Corporation Law, Mercantile Law

GLOBAL BUSINESS HOLDINGS v. SURECOMP SOFTWARE GR No. 173463, Oct 13, 2010 Foreign Non-Resident Corporations, Capacity to Sue, Doctrine of Estoppel, Merger


Respondent Surecomp, a foreign corporation duly organized and existing under the laws of the Netherlands, entered into a software license agreement with Asian Bank Corporation (ABC), a domestic corporation, for the use of its IMEX Software System in the bank’s computer system for a period of twenty (20) years.

In July 2000, ABC merged with petitioner Global Business Holdings, with Global as the surviving corporation. When Global took over the operations of ABC, it informed Surecomp of its decision to discontinue with the agreement and to stop further payments thereon. 

For failure of Global to pay its obligations under the agreement despite demands, Surecomp filed a complaint for breach of contract with damages before the RTC of Makati. 

In its complaint, Surecomp alleged that it is a foreign corporation not doing business in the Philippines and is suing on an isolated transaction for Global’s failure to pay notwithstanding the delivery of the product and the services provided. 

Global filed a motion to dismiss. Global stressed that it could not be held accountable for any breach as the agreement was entered into between Surecomp and ABC. 

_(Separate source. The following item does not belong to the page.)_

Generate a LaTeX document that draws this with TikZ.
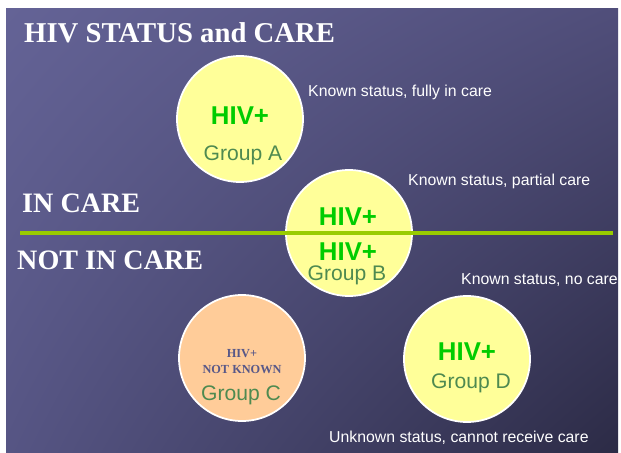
\documentclass[tikz,border=0pt]{standalone}
\usepackage{fontspec}
\setmainfont{Liberation Serif}
\setsansfont{Liberation Sans}
\usetikzlibrary{shadings}

\definecolor{slideul}{RGB}{100,99,150}
\definecolor{slideur}{RGB}{80,78,122}
\definecolor{slidell}{RGB}{86,85,132}
\definecolor{slidelr}{RGB}{44,43,70}
\definecolor{careline}{RGB}{153,204,0}
\definecolor{hivgreen}{RGB}{0,204,0}
\definecolor{grpgreen}{RGB}{78,138,80}
\definecolor{paleyellow}{RGB}{255,255,153}
\definecolor{peach}{RGB}{255,204,153}
\definecolor{unknowntext}{RGB}{88,88,136}

\begin{document}
\begin{tikzpicture}[
  x=0.03cm, y=-0.03cm,
  group/.style={circle, draw=white, line width=1.5pt, fill=paleyellow, minimum size=3.78cm, inner sep=0pt},
  hiv/.style={font=\sffamily\bfseries\fontsize{22}{22}\selectfont, text=hivgreen, anchor=base, inner sep=0pt},
  grp/.style={font=\sffamily\fontsize{18}{18}\selectfont, text=grpgreen, anchor=base, inner sep=0pt},
  note/.style={font=\sffamily\fontsize{13.5}{13.5}\selectfont, text=white, anchor=base west, inner sep=0pt},
  head/.style={font=\bfseries\fontsize{24}{24}\selectfont, text=white, anchor=base west, inner sep=0pt}
]
\useasboundingbox (0,0) rectangle (621,453);
\fill[white] (0,0) rectangle (621,453);
\shade[upper left=slideul, upper right=slideur, lower left=slidell, lower right=slidelr]
  (6,9) rectangle (618,452);

% headings
\node[head, font=\bfseries\fontsize{24.5}{24.5}\selectfont] (title) at (24,43) {HIV STATUS and CARE};
\node[head] (incare) at (22,212) {IN CARE};
\node[head] (notincare) at (17,269) {NOT IN CARE};

% the four groups
\node[group] (grpA) at (240,119) {};
\node[group] (grpB) at (349,233) {};
\node[group, fill=peach] (grpC) at (242,358) {};
\node[group] (grpD) at (467,359) {};

% dividing line between care and no care
\coordinate (divL) at (20,233);
\coordinate (divR) at (613,233);
\draw[careline, line width=3.4pt] (divL) -- (divR);

\node[hiv] (hivA) at (240,125) {HIV+};
\node[grp] (nameA) at (243,160) {Group A};

\node[hiv] (hivB) at (348,225) {HIV+};
\node[hiv] (hivBb) at (348,260) {HIV+};
\node[grp] (nameB) at (347,280) {Group B};

\node[font=\bfseries\fontsize{10.5}{10.5}\selectfont, text=unknowntext, anchor=base, inner sep=0pt] (hivC) at (242,357) {HIV+};
\node[font=\bfseries\fontsize{10.5}{10.5}\selectfont, text=unknowntext, anchor=base, inner sep=0pt] (unkC) at (242,373) {NOT KNOWN};
\node[grp] (nameC) at (241,400) {Group C};

\node[hiv] (hivD) at (467,360) {HIV+};
\node[grp] (nameD) at (471,388) {Group D};

% status notes
\node[note] (noteA) at (308,97) {Known status, fully in care};
\node[note] (noteB) at (408,185) {Known status, partial care};
\node[note] (noteD) at (461,284) {Known status, no care};
\node[note] (noteC) at (329,442) {Unknown status, cannot receive care};
\end{tikzpicture}
\end{document}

The RTC ruled that Global Bank is not relieved of its contractual obligation under the Agreement on account of its undertaking under it.

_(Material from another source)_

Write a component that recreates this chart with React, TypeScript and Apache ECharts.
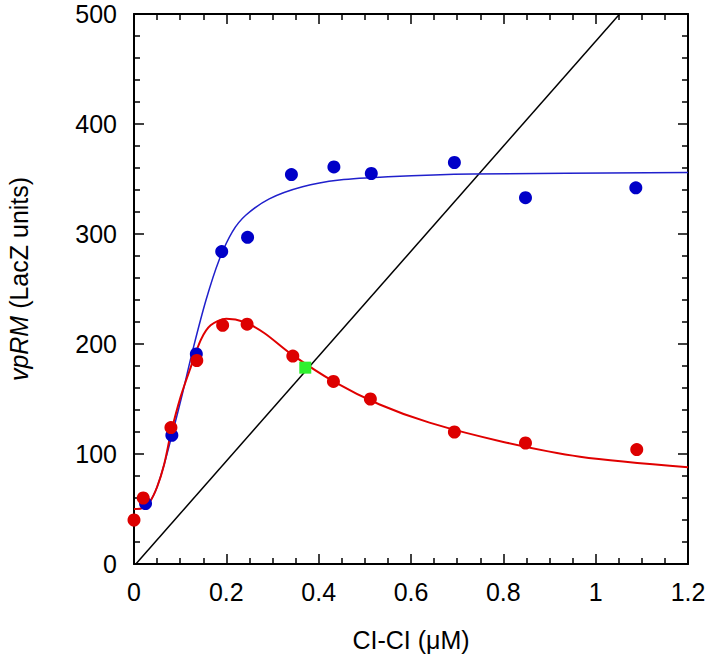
import React, { useEffect, useRef } from "react";
import * as echarts from "echarts";

const xTicks = [0, 0.2, 0.4, 0.6, 0.8, 1, 1.2];
const yTicks = [0, 100, 200, 300, 400, 500];

const bluePoints: [number, number][] = [
  [0.025, 55], [0.082, 117], [0.135, 191], [0.19, 284], [0.246, 297],
  [0.341, 354], [0.433, 361], [0.514, 355], [0.694, 365], [0.848, 333], [1.087, 342],
];
const redPoints: [number, number][] = [
  [0, 40], [0.02, 60], [0.08, 124], [0.136, 185], [0.192, 217], [0.245, 218],
  [0.344, 189], [0.432, 166], [0.512, 150], [0.694, 120], [0.848, 110], [1.089, 104],
];
const blueCurve: [number, number][] = [
  [0, 50], [0.02, 51], [0.035, 57], [0.05, 70], [0.065, 90], [0.087, 125],
  [0.105, 155], [0.127, 194], [0.156, 240], [0.184, 276], [0.213, 302],
  [0.242, 317], [0.293, 332], [0.365, 343], [0.445, 349], [0.55, 352],
  [0.734, 354.5], [1.2, 356],
];
const redCurve: [number, number][] = [
  [0, 50], [0.02, 51], [0.035, 57], [0.05, 70], [0.065, 90], [0.08, 119],
  [0.101, 152], [0.123, 179], [0.145, 204], [0.166, 217], [0.2, 223],
  [0.239, 220], [0.282, 210], [0.34, 191], [0.432, 166], [0.532, 145],
  [0.64, 128.5], [0.8, 111], [0.966, 97.6], [1.2, 88],
];
const identityLine: [number, number][] = [[0.004, 0], [1.052, 500]];
const intersection: [number, number][] = [[0.371, 178.5]];

const FONT = "'Liberation Sans', Arial, sans-serif";
const FS = 25;

export default function App() {
  const ref = useRef<HTMLDivElement>(null);
  useEffect(() => {
    if (!ref.current) return;
    const chart = echarts.init(ref.current, undefined, { renderer: "svg" });
    const axisCommon = {
      axisLine: { show: true, onZero: false, lineStyle: { color: "#000", width: 2 } },
      axisTick: { show: true, inside: true, length: 10, lineStyle: { color: "#000", width: 1.5 } },
      minorTick: { show: true, length: 6, lineStyle: { color: "#000", width: 1.5 } },
      splitLine: { show: false },
      minorSplitLine: { show: false },
    };
    chart.setOption({
      animation: false,
      backgroundColor: "#fff",
      grid: { left: 134, right: 22, top: 14, bottom: 100 },
      xAxis: [
        {
          type: "value", min: 0, max: 1.2, interval: 0.2, position: "bottom",
          ...axisCommon,
          minorTick: { ...axisCommon.minorTick, splitNumber: 4 },
          axisLabel: {
            color: "#000", fontSize: FS, fontFamily: FONT, margin: 15,
            formatter: (v: number) => (xTicks.includes(Math.round(v * 10) / 10) ? String(Math.round(v * 10) / 10) : ""),
          },
          name: "CI-CI (\u03bcM)", nameLocation: "middle", nameGap: 63,
          nameTextStyle: { color: "#000", fontSize: FS, fontFamily: FONT },
        },
        {
          type: "value", min: 0, max: 1.2, interval: 0.2, position: "top",
          ...axisCommon,
          minorTick: { ...axisCommon.minorTick, splitNumber: 4 },
          axisLabel: { show: false },
        },
      ],
      yAxis: [
        {
          type: "value", min: 0, max: 500, interval: 100, position: "left",
          ...axisCommon,
          minorTick: { ...axisCommon.minorTick, splitNumber: 5 },
          axisLabel: {
            color: "#000", fontSize: FS, fontFamily: FONT, margin: 17,
            formatter: (v: number) => (yTicks.includes(v) ? String(v) : ""),
          },
        },
        {
          type: "value", min: 0, max: 500, interval: 100, position: "right",
          ...axisCommon,
          minorTick: { ...axisCommon.minorTick, splitNumber: 5 },
          axisLabel: { show: false },
        },
      ],
      graphic: [
        {
          type: "text",
          x: 19, y: 279, rotation: Math.PI / 2,
          style: {
            text: "{i|vpRM} (LacZ units)",
            fontSize: FS, fontFamily: FONT, fill: "#000",
            align: "center", verticalAlign: "middle",
            rich: { i: { fontStyle: "italic", fontSize: FS, fontFamily: FONT, fill: "#000" } },
          },
        },
      ],
      series: [
        {
          type: "line", data: identityLine, showSymbol: false, symbol: "none",
          lineStyle: { color: "#000", width: 1.5 }, z: 2, clip: true,
        },
        {
          type: "line", data: blueCurve, smooth: 0.3, symbol: "none",
          lineStyle: { color: "#2020cc", width: 1.5 }, z: 2,
        },
        {
          type: "line", data: redCurve, smooth: 0.3, symbol: "none",
          lineStyle: { color: "#e00000", width: 2 }, z: 3,
        },
        {
          type: "scatter", data: bluePoints, symbol: "circle", symbolSize: 13,
          itemStyle: { color: "#0000c8", opacity: 1 }, z: 4,
        },
        {
          type: "scatter", data: redPoints, symbol: "circle", symbolSize: 13,
          itemStyle: { color: "#dd0000", opacity: 1 }, z: 5,
        },
        {
          type: "scatter", data: intersection, symbol: "rect", symbolSize: 12,
          itemStyle: { color: "#2ef02e", opacity: 1 }, z: 6,
        },
      ],
    });
    return () => chart.dispose();
  }, []);
  return <div ref={ref} style={{ position: "fixed", left: 0, top: 0, width: 710, height: 664 }} />;
}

“x x x shall be responsible for all the liabilities and obligations of ABC in the same manner as if the Merged Bank had itself incurred such liabilities or obligations, and any pending claim, action or proceeding brought by or ABC may be prosecuted by or against the Merged Bank.  

Surecomp moved for partial reconsideration, praying for an outright denial of the motion to dismiss, while Global filed a motion for reconsideration.

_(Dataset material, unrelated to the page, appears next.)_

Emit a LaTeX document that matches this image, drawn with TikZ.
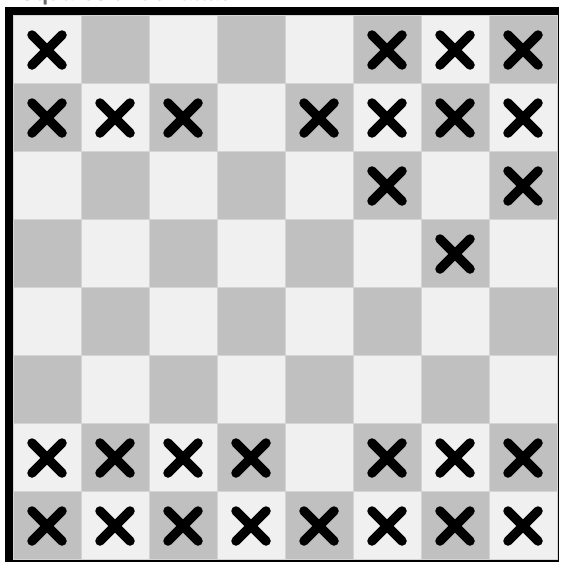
\documentclass[tikz,border=0pt]{standalone}
\usepackage{fontspec}
\setmainfont{Liberation Sans}
\usetikzlibrary{calc}
\definecolor{lightsq}{HTML}{F0F0F0}
\definecolor{darksq}{HTML}{C0C0C0}
\definecolor{gridln}{HTML}{D4D4D4}
\tikzset{
  sqlight/.style={fill=lightsq, draw=gridln, line width=0.8pt},
  sqdark/.style={fill=darksq, draw=gridln, line width=0.8pt},
  xmark/.style={line width=9.5pt, line cap=round, black}
}
\begin{document}
\begin{tikzpicture}[x=1pt,y=-1pt]
\useasboundingbox (0,0) rectangle (561,562);
\begin{scope}
\clip (0,0) rectangle (561,562);
\node[anchor=base west, inner sep=0pt, font=\bfseries\fontsize{22}{24}\selectfont, text=black!60] (title) at (20,0) {Squares under attack};
\end{scope}
\fill[black] (5,7) rectangle (559,562);
\foreach \r in {0,...,7}{
  \foreach \c in {0,...,7}{
    \pgfmathtruncatemacro{\p}{mod(\r+\c,2)}
    \ifnum\p=0
      \path[sqlight] (13+68*\c,15+68*\r) rectangle ++(68,68);
    \else
      \path[sqdark] (13+68*\c,15+68*\r) rectangle ++(68,68);
    \fi
  }
}
\foreach \r/\c in {0/0,0/5,0/6,0/7,
                   1/0,1/1,1/2,1/4,1/5,1/6,1/7,
                   2/5,2/7,
                   3/6,
                   6/0,6/1,6/2,6/3,6/5,6/6,6/7,
                   7/0,7/1,7/2,7/3,7/4,7/5,7/6,7/7}{
  \coordinate (m\r\c) at (47+68*\c,50+68*\r);
  \draw[xmark] ($(m\r\c)+(-15,-15)$) -- ($(m\r\c)+(15,15)$);
  \draw[xmark] ($(m\r\c)+(-15,15)$) -- ($(m\r\c)+(15,-15)$);
}
\end{tikzpicture}
\end{document}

The RTC issued an Order denying the motion to dismiss.

Global filed a petition for certiorari with prayer for the issuance of a TRO and/or writ of preliminary injunction before the CA. The CA denied the petition, as well as the subsequent MR.

Hence, this petition.


Whether or not Global is estopped from questioning Surecomp’s capacity to sue.


The petition is bereft of merit.

As a rule, unlicensed foreign non-resident corporations doing business in the Philippines cannot file suits in the Philippines. This is mandated under Section 133 of the Corporation Code, which reads:

Sec. 133.  Doing business without a license. – No foreign corporation transacting business in the Philippines without a license, or its successors or assigns, shall be permitted to maintain or intervene in any action, suit or proceeding in any court or administrative agency of the Philippines, but such corporation may be sued or proceeded against before Philippine courts or administrative tribunals on any valid cause of action recognized under Philippine laws.

A corporation has a legal status only within the state or territory in which it was organized. For this reason, a corporation organized in another country has no personality to file suits in the Philippines. In order to subject a foreign corporation doing business in the country to the jurisdiction of our courts, it must acquire a license from the SEC and appoint an agent for service of process. Without such license, it cannot institute a suit in the Philippines.

The exception to this rule is the doctrine of estoppel. Global is estopped from challenging Surecomp’s capacity to sue.

A foreign corporation doing business in the Philippines without license may sue in Philippine courts a Filipino citizen or a Philippine entity that had contracted with and benefited from it. A party is estopped from challenging the personality of a corporation after having acknowledged the same by entering into a contract with it. 

The principle is applied to prevent a person contracting with a foreign corporation from later taking advantage of its noncompliance with the statutes, chiefly in cases where such person has received the benefits of the contract. 

Due to Global’s merger with ABC and because it is the surviving corporation, it is as if it was the one which entered into contract with Surecomp. In the merger of two existing corporations, one of the corporations survives and continues the business, while the other is dissolved, and all its rights, properties, and liabilities are acquired by the surviving corporation. This is particularly true in this case. 

In the same way, Global also has the right to exercise all defenses, rights, privileges, and counter-claims of every kind and nature which ABC may have or invoke under the law.  These findings of fact were never contested by Global in any of its pleadings filed before this Court.